Yes, cuDSS currently does not have the goal of having the best performance for tiny matrices and does some unnecessary operations which are amortized for large matrices. Also, for small matrices, it might be that going to the GPU does not make much sense as you cannot saturate it and just moving the data costs too much.
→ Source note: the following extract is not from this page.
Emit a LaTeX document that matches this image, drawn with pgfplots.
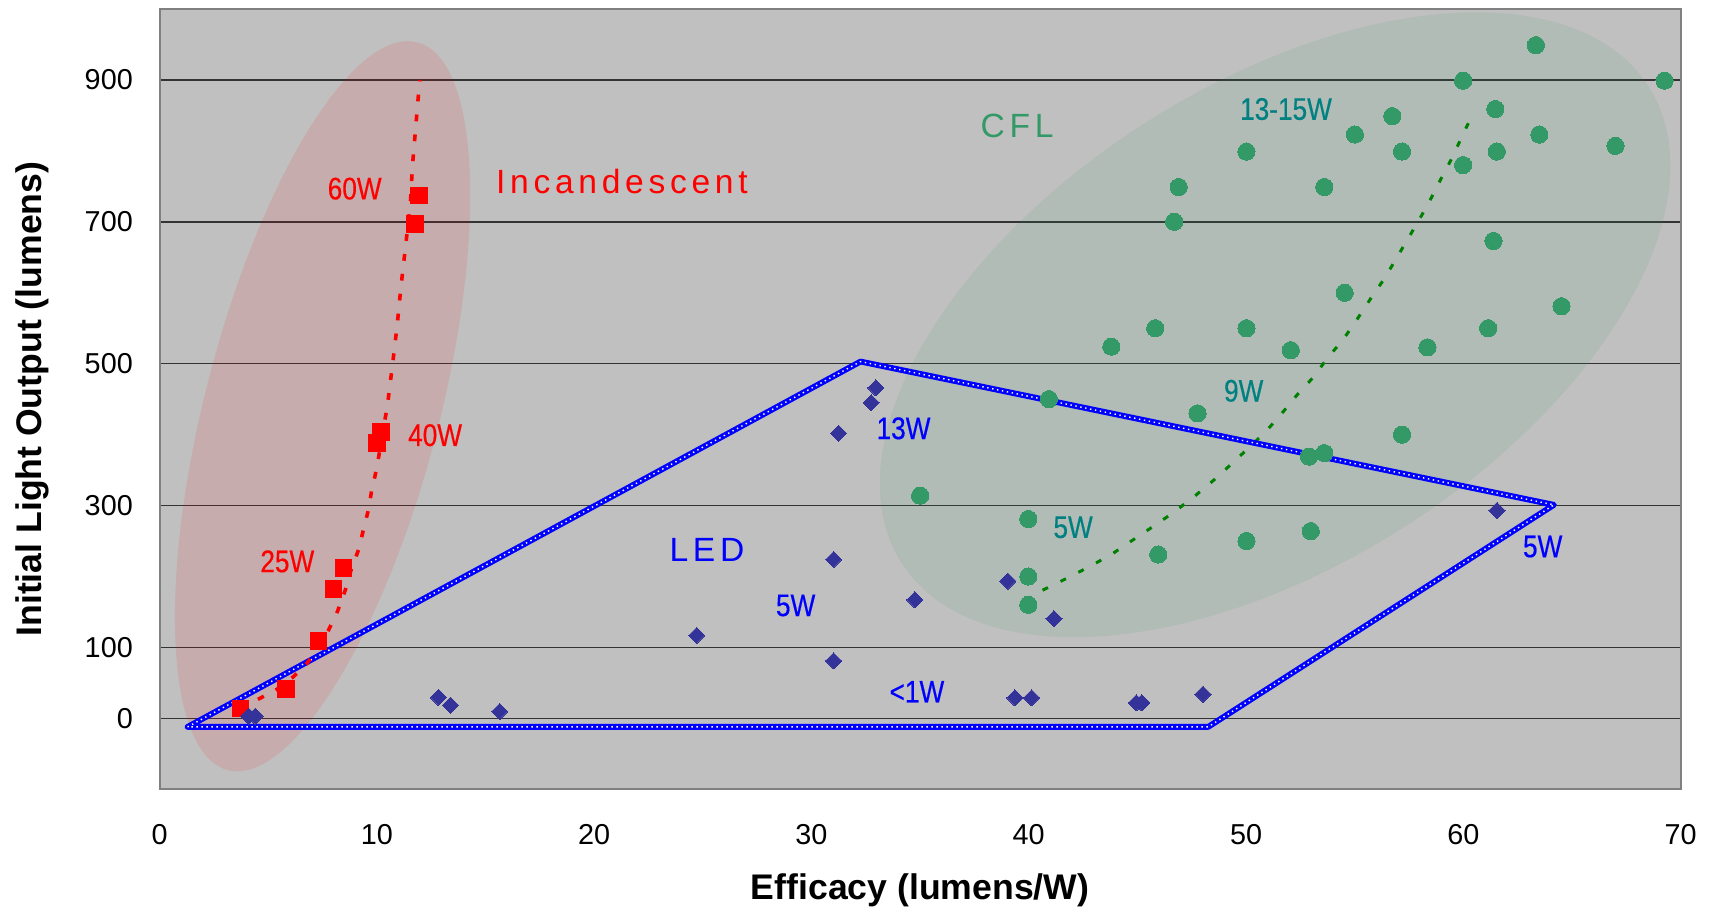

For such cases, cuDSS supports hybrid execute mode: cuDSS Advanced Features — NVIDIA cuDSS where factorization and solve can be executed (currently, mostly sequentially) on the host (although, symbolic information currently still stays on the GPU so it’s not a pure CPU solver).
thanks again for your helpful guidance — I did some additional benchmarking with problem sizes closer to my actual application.
I tested banded SPD systems of size n ~28k×28k and ~50k×50k, with dense RHS matrices Z of size n × 200 and n×1000. Even at these relatively modest sizes, cuDSS already outperforms CHOLMOD quite clearly in the phases that matter most for me: numeric factorization and the application of P^TL^{-T} (i.e. backward triangular solve followed by inverse permutation). The speedup grows with bandwidth and number of RHS.
As expected, CHOLMOD is still faster in the analysis phase on the machine I tested. This is not surprising, since reordering in cuDSS is performed on the host; symbolic factorization is done on the device but is typically not the dominant cost. In any case, analysis is not performance-critical for my application since the sparsity pattern is fixed and analysis is performed only once, whereas numeric factorization and solves are repeated many times.
I remain interested in a broader comparison with CHOLMOD, so if you ever do a systematic investigation, maybe drop a short reply in this thread. I would appreciate it. Also, thank you for looking into the implementation/behavior of CUDSS_DATA_DIAG under CUDSS_ALG_DEFAULT — that clarification will be helpful.